-- WORK TO BE COMPLETED --
Pick out every line holding the string "that" and copy it.

### DATASET EXCERPTS ###

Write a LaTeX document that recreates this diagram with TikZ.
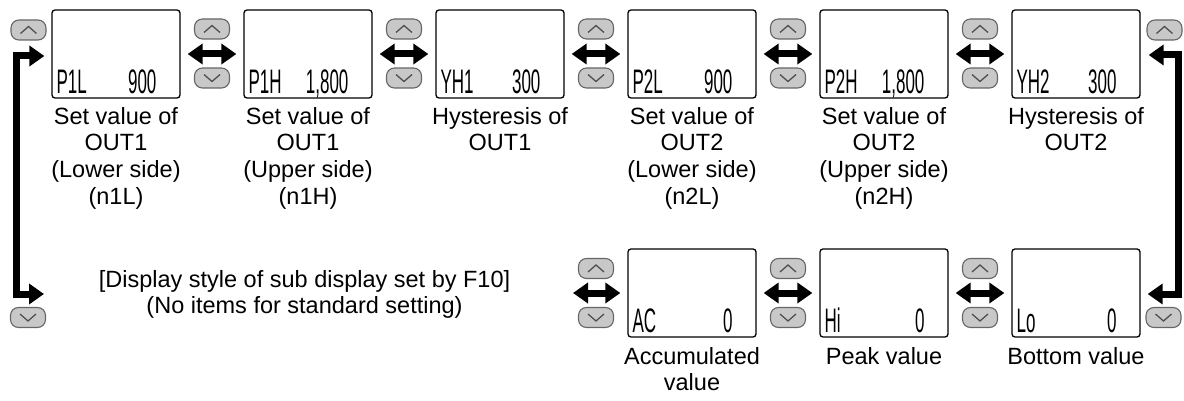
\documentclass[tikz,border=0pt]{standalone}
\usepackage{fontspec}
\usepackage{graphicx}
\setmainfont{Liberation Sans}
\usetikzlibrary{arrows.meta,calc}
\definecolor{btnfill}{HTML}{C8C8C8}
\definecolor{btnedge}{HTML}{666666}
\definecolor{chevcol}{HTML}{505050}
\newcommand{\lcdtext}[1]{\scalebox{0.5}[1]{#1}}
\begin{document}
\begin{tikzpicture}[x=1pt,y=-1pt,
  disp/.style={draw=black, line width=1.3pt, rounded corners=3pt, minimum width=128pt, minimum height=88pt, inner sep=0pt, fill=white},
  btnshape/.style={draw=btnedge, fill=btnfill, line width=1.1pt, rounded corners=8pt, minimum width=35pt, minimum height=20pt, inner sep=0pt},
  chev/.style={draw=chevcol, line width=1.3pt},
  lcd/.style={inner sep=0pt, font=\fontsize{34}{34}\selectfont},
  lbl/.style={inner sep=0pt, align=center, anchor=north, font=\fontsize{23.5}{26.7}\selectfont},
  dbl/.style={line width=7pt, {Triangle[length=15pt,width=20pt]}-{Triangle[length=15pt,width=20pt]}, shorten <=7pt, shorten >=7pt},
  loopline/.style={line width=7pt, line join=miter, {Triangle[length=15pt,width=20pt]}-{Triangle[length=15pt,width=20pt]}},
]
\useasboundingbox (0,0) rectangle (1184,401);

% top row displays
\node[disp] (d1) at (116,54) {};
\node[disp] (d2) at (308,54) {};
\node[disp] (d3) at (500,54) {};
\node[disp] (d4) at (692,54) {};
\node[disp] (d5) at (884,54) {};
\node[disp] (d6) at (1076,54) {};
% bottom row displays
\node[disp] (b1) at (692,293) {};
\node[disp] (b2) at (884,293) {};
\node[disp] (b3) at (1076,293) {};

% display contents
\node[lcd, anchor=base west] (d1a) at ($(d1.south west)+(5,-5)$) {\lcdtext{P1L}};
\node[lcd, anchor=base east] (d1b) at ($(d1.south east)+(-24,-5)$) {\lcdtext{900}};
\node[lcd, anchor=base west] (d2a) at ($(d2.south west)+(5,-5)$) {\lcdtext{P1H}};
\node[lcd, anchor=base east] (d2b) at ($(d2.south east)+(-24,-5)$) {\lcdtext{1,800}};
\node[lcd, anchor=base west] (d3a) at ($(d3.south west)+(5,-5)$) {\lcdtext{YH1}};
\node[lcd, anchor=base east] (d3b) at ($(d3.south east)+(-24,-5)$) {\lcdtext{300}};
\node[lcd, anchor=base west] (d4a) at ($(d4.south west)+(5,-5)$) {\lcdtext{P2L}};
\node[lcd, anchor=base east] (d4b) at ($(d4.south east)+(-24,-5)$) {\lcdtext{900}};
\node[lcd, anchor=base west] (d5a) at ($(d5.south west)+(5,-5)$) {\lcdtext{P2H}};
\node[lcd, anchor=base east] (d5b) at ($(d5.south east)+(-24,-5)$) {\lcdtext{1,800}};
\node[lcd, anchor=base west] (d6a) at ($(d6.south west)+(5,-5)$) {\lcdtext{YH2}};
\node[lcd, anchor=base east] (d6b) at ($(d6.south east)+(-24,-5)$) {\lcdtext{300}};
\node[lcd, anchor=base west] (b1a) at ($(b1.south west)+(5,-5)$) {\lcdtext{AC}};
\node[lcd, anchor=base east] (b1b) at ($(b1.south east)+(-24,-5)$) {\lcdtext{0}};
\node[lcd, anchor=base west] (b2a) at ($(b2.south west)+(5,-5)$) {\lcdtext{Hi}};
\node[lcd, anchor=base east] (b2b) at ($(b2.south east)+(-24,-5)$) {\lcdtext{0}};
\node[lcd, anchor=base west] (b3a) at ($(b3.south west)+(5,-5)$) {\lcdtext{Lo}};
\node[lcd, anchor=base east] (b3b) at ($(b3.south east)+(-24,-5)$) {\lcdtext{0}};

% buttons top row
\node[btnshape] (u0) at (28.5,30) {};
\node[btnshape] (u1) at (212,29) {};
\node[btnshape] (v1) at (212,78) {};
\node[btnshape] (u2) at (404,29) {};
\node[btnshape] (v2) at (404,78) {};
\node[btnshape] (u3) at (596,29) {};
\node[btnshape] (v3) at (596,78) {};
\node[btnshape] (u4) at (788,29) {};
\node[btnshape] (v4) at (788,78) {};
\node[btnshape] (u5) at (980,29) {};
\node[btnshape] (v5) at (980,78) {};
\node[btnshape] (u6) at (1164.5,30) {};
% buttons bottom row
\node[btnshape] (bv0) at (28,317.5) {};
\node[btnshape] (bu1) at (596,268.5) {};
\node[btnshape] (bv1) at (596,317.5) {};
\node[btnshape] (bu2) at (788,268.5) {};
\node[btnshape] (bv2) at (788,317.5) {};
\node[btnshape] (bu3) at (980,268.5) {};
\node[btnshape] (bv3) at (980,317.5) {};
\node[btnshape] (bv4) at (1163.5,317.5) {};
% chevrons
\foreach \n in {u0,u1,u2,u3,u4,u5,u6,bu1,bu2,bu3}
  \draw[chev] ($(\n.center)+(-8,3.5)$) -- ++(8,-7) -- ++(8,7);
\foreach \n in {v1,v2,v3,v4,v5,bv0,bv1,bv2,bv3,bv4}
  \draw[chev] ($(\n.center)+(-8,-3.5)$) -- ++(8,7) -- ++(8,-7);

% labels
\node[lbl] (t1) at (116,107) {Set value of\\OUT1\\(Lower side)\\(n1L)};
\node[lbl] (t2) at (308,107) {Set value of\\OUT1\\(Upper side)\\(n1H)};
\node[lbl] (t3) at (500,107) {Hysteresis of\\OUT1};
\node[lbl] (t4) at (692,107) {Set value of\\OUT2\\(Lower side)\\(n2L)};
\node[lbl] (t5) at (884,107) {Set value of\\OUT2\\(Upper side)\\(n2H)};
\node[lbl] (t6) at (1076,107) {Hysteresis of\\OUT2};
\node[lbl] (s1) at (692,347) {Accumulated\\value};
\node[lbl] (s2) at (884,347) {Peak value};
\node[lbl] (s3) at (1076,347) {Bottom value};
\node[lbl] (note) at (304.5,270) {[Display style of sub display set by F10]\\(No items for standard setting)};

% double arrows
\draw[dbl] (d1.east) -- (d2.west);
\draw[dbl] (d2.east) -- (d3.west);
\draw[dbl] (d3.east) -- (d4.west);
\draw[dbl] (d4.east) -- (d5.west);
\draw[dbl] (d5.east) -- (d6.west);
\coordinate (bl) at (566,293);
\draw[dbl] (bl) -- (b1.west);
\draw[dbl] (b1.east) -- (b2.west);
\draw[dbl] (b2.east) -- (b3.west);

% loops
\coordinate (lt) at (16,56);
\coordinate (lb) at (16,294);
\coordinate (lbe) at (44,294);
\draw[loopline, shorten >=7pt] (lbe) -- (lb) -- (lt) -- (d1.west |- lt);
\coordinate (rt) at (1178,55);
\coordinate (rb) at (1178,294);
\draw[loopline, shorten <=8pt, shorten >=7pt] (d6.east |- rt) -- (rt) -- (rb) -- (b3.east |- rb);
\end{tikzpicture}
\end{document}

###
### DATASET EXCERPTS ###

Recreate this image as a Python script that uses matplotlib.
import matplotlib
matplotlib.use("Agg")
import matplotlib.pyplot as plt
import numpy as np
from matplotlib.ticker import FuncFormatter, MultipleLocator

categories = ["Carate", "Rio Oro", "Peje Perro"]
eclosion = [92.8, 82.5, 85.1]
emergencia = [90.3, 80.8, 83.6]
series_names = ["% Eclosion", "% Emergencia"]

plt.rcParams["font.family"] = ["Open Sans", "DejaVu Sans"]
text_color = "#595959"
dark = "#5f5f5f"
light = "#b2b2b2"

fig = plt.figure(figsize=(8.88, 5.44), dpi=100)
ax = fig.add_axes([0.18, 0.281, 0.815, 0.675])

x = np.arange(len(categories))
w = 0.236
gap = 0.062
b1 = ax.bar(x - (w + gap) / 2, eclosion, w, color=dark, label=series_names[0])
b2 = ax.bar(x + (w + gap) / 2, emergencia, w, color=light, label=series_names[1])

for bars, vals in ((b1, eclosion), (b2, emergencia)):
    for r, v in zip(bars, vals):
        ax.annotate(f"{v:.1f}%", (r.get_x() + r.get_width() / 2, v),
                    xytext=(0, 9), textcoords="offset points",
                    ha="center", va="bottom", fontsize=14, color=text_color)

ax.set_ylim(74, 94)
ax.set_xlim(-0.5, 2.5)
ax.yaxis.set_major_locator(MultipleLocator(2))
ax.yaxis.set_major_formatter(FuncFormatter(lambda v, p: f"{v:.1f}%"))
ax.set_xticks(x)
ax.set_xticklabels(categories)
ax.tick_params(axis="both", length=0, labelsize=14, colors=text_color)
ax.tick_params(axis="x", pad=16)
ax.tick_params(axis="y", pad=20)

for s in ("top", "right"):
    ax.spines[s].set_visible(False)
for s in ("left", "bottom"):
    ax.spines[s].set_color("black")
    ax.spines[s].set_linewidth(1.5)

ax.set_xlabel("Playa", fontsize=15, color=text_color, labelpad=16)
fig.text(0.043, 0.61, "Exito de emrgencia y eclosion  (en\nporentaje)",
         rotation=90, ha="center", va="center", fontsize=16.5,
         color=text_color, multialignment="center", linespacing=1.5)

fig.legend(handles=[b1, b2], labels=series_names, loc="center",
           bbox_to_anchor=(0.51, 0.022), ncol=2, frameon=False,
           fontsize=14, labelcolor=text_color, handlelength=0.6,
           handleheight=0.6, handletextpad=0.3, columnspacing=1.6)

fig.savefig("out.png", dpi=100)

###

-- SOLUTION TO THE EXERCISE --
Write a LaTeX document that recreates this diagram with TikZ.
Recreate this image as a Python script that uses matplotlib.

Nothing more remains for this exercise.